OMEI came from the other side of that same feeling.
OMEI is one thought for a thousand years.
Where SICKNESS moves quickly, OMEI slows down. It works with repetition, long duration, and sounds that stay around long enough for you to notice the small ways they change. A loop can become comforting, irritating, hypnotic, claustrophobic, or strangely emotional depending on how long you remain with it.
OMEI is about staying with something instead of escaping it. It is about what happens when one sound, one idea, or one feeling keeps returning. At first it may seem simple. Over time, it starts to open up, wear down, or become something else.
SICKNESS and OMEI are different ways of dealing with uncertainty. SICKNESS creates it through speed and interruption. OMEI creates it through time and repetition.
The work I release under my own name brings those ideas into a more personal and material space.
In releases such as Ultranegative, Odd Monsters, Brief Sensuality, and Further Fields, Or Close, I have moved more toward tape, musique concrète, found sound, altered recordings, and the traces people leave behind. I am interested in sounds that feel like evidence: a voice, a room, a gesture, a mistake, a damaged recording, something overheard but not fully understood.

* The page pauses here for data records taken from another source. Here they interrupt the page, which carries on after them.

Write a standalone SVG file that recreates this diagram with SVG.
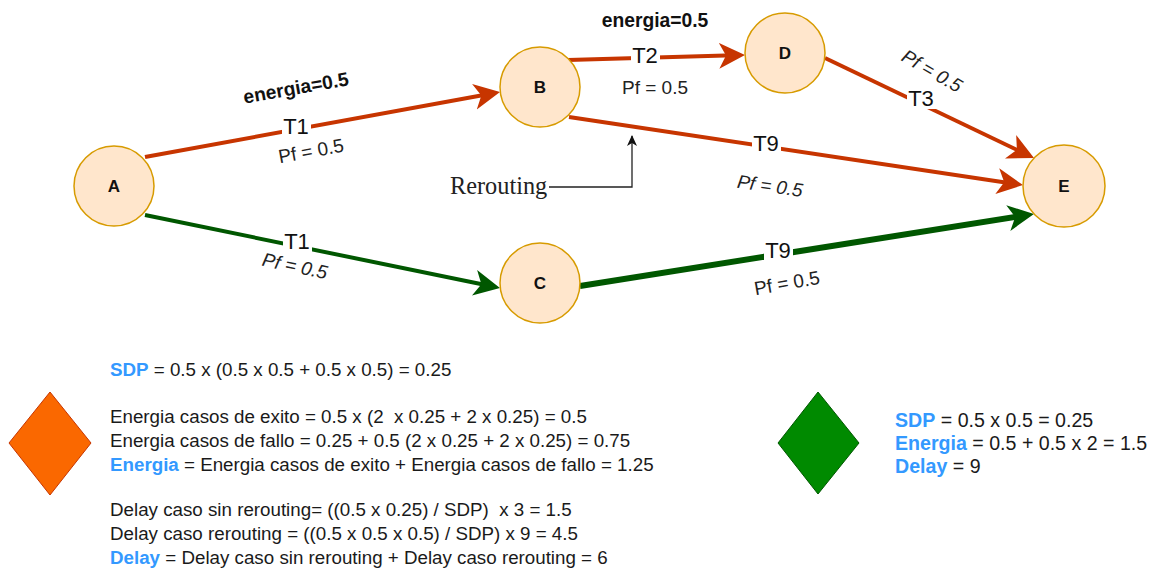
<svg xmlns="http://www.w3.org/2000/svg" width="1149" height="568" viewBox="0 0 1149 568">
<style>
.node{fill:#ffe6cc;stroke:#d79b00;stroke-width:1.5}
.nl{font-family:"Liberation Sans",Arial,sans-serif;font-weight:bold;font-size:17px;fill:#111;text-anchor:middle;dominant-baseline:central}
.red{fill:none;stroke:#c73500;stroke-width:4}
.grn{fill:none;stroke:#005700;stroke-width:4}
.grn2{fill:none;stroke:#005700;stroke-width:6}
.tl{font-family:"Liberation Sans",Arial,sans-serif;font-size:22px;fill:#111;text-anchor:middle;dominant-baseline:central}
.pf{font-family:"Liberation Sans",Arial,sans-serif;font-size:19px;fill:#222;text-anchor:middle;dominant-baseline:central}
.it{font-style:italic}
.en{font-family:"Liberation Sans",Arial,sans-serif;font-size:19.3px;font-weight:bold;fill:#111;text-anchor:middle;dominant-baseline:central}
.bt{font-family:"Liberation Sans",Arial,sans-serif;font-size:18.75px;fill:#1a1a1a;white-space:pre}
.bt2{font-family:"Liberation Sans",Arial,sans-serif;font-size:19.6px;fill:#1a1a1a;white-space:pre}
.bl{fill:#3399ff;font-weight:bold}
.bg{fill:#fff}
</style>
<defs>
<marker id="ar" markerUnits="userSpaceOnUse" markerWidth="27" markerHeight="28" viewBox="0 0 27 28" refX="15" refY="14" orient="auto">
<path d="M0,1 L26,14 L0,27 L7,14 Z" fill="#c73500"/>
</marker>
<marker id="ag" markerUnits="userSpaceOnUse" markerWidth="27" markerHeight="28" viewBox="0 0 27 28" refX="15" refY="14" orient="auto">
<path d="M0,1 L26,14 L0,27 L7,14 Z" fill="#005700"/>
</marker>
<marker id="ak" markerUnits="userSpaceOnUse" markerWidth="12" markerHeight="12" viewBox="0 0 12 12" refX="10" refY="6" orient="auto">
<path d="M0,1 L11,6 L0,11 L3,6 Z" fill="#111"/>
</marker>
</defs>

<g id="connectors">
<line class="red" x1="145" y1="157" x2="489.2" y2="94" marker-end="url(#ar)"/>
<line class="red" x1="568" y1="60" x2="734" y2="55.3" marker-end="url(#ar)"/>
<line class="red" x1="825" y1="58" x2="1024.1" y2="153.3" marker-end="url(#ar)"/>
<line class="red" x1="569" y1="117" x2="1012.1" y2="183.4" marker-end="url(#ar)"/>
<line class="grn" x1="145" y1="215" x2="489.2" y2="285.8" marker-end="url(#ag)"/>
<line class="grn2" x1="580" y1="286" x2="1023.1" y2="215.7" marker-end="url(#ag)"/>
<polyline points="549,187 632,187 632,136" fill="none" stroke="#222" stroke-width="1.3" marker-end="url(#ak)"/>

<rect class="bg" x="282" y="115" width="29" height="22"/>
<text class="tl" x="296" y="126">T1</text>
<text class="pf" transform="translate(311,151) rotate(-10.4)">Pf = 0.5</text>
<text class="en" transform="translate(296,88) rotate(-10)">energia=0.5</text>

<rect class="bg" x="631" y="44" width="29" height="22"/>
<text class="tl" x="645" y="55">T2</text>
<text class="pf" x="655" y="87">Pf = 0.5</text>
<text class="en" x="655" y="20">energia=0.5</text>

<rect class="bg" x="907" y="87" width="29" height="22"/>
<text class="tl" x="921" y="98">T3</text>
<text class="pf it" transform="translate(932,71) rotate(30)">Pf = 0.5</text>

<rect class="bg" x="752" y="132" width="29" height="22"/>
<text class="tl" x="766" y="143">T9</text>
<text class="pf it" transform="translate(770,186) rotate(8)">Pf = 0.5</text>

<rect class="bg" x="283" y="230" width="29" height="22"/>
<text class="tl" x="297" y="241">T1</text>
<text class="pf it" transform="translate(295,266) rotate(12)">Pf = 0.5</text>

<rect class="bg" x="764" y="239" width="29" height="22"/>
<text class="tl" x="778" y="250">T9</text>
<text class="pf" transform="translate(787,283) rotate(-10)">Pf = 0.5</text>

<text x="450" y="194" font-family="'Liberation Serif','Times New Roman',serif" font-size="24.3px" fill="#222">Rerouting</text>
</g>

<g id="node-A"><circle class="node" cx="114" cy="186" r="40"/><text class="nl" x="114" y="186">A</text></g>
<g id="node-B"><circle class="node" cx="540" cy="87" r="40"/><text class="nl" x="540" y="87">B</text></g>
<g id="node-C"><circle class="node" cx="540" cy="283" r="40"/><text class="nl" x="540" y="283">C</text></g>
<g id="node-D"><circle class="node" cx="785" cy="53" r="40"/><text class="nl" x="785" y="53">D</text></g>
<g id="node-E"><circle class="node" cx="1064" cy="186" r="41"/><text class="nl" x="1064" y="186">E</text></g>

<g id="orange-diamond"><polygon points="50,392 91,443 50,495 9,443" fill="#fa6800" stroke="#c73500" stroke-width="1"/></g>
<g id="green-diamond"><polygon points="818,392 859,443 818,494 778,443" fill="#008a00" stroke="#005700" stroke-width="1"/></g>

<g id="left-text">
<text class="bt" x="110" y="376"><tspan class="bl">SDP</tspan> = 0.5 x (0.5 x 0.5 + 0.5 x 0.5) = 0.25</text>
<text class="bt" x="110" y="423">Energia casos de exito = 0.5 x (2  x 0.25 + 2 x 0.25) = 0.5</text>
<text class="bt" x="110" y="447">Energia casos de fallo = 0.25 + 0.5 (2 x 0.25 + 2 x 0.25) = 0.75</text>
<text class="bt" x="110" y="471"><tspan class="bl">Energia</tspan> = Energia casos de exito + Energia casos de fallo = 1.25</text>
<text class="bt" x="110" y="516">Delay caso sin rerouting= ((0.5 x 0.25) / SDP)  x 3 = 1.5</text>
<text class="bt" x="110" y="540">Delay caso rerouting = ((0.5 x 0.5 x 0.5) / SDP) x 9 = 4.5</text>
<text class="bt" x="110" y="564"><tspan class="bl">Delay</tspan> = Delay caso sin rerouting + Delay caso rerouting = 6</text>
</g>
<g id="right-text">
<text class="bt2" x="895" y="427"><tspan class="bl">SDP</tspan> = 0.5 x 0.5 = 0.25</text>
<text class="bt2" x="895" y="450"><tspan class="bl">Energia</tspan> = 0.5 + 0.5 x 2 = 1.5</text>
<text class="bt2" x="895" y="473"><tspan class="bl">Delay</tspan> = 9</text>
</g>
</svg>
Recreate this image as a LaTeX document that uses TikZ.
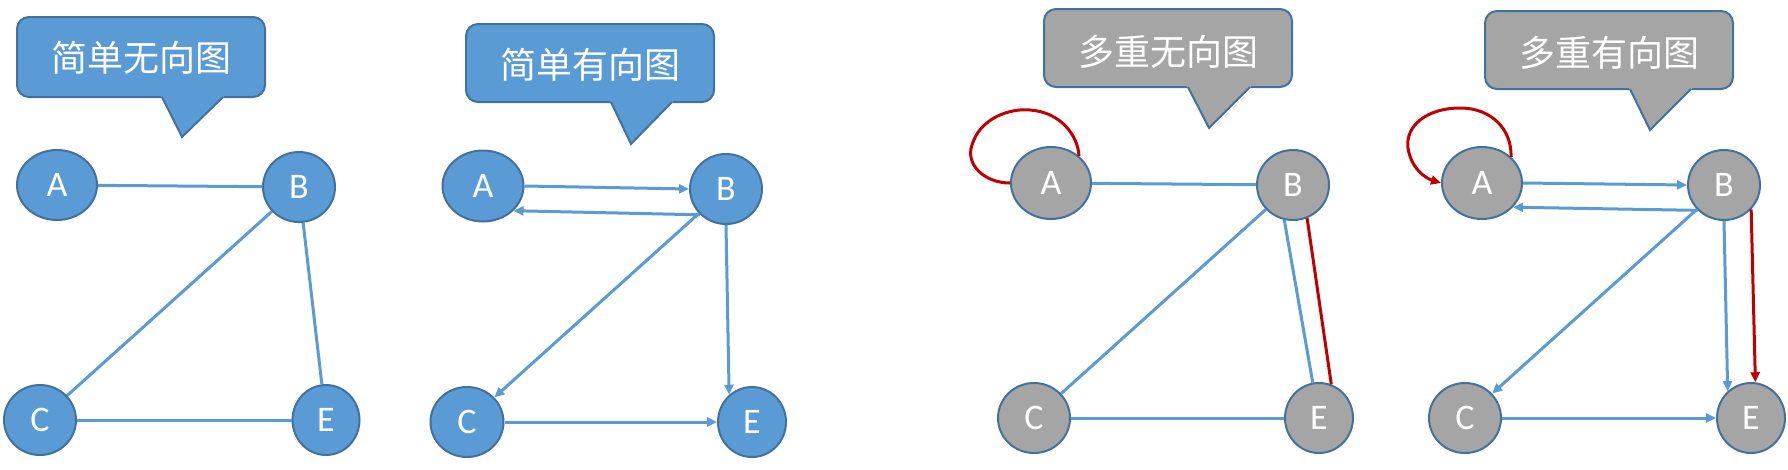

Tape is important to me because it holds onto things while changing them. It can preserve a moment, but it does not preserve it perfectly. Time, repetition, damage, and manipulation all become part of the memory. A recording can make you feel close to something while still keeping it out of reach.
This work is still about people. It is about the stories we tell about ourselves, the difference between what we show and what we keep private, and the small moments where something slips through. I am interested in the parts of people that do not fit neatly into the version of themselves they present to the world.
SICKNESS turns uncertainty into speed.
OMEI turns uncertainty into duration.
The work under Chris Goudreau turns uncertainty into fragments, evidence, and human behavior.
All of it comes from the same need: to make sound that does not simply sit in the background, but asks people to pay attention to what is changing, what is missing, and what they may not be able to fully explain.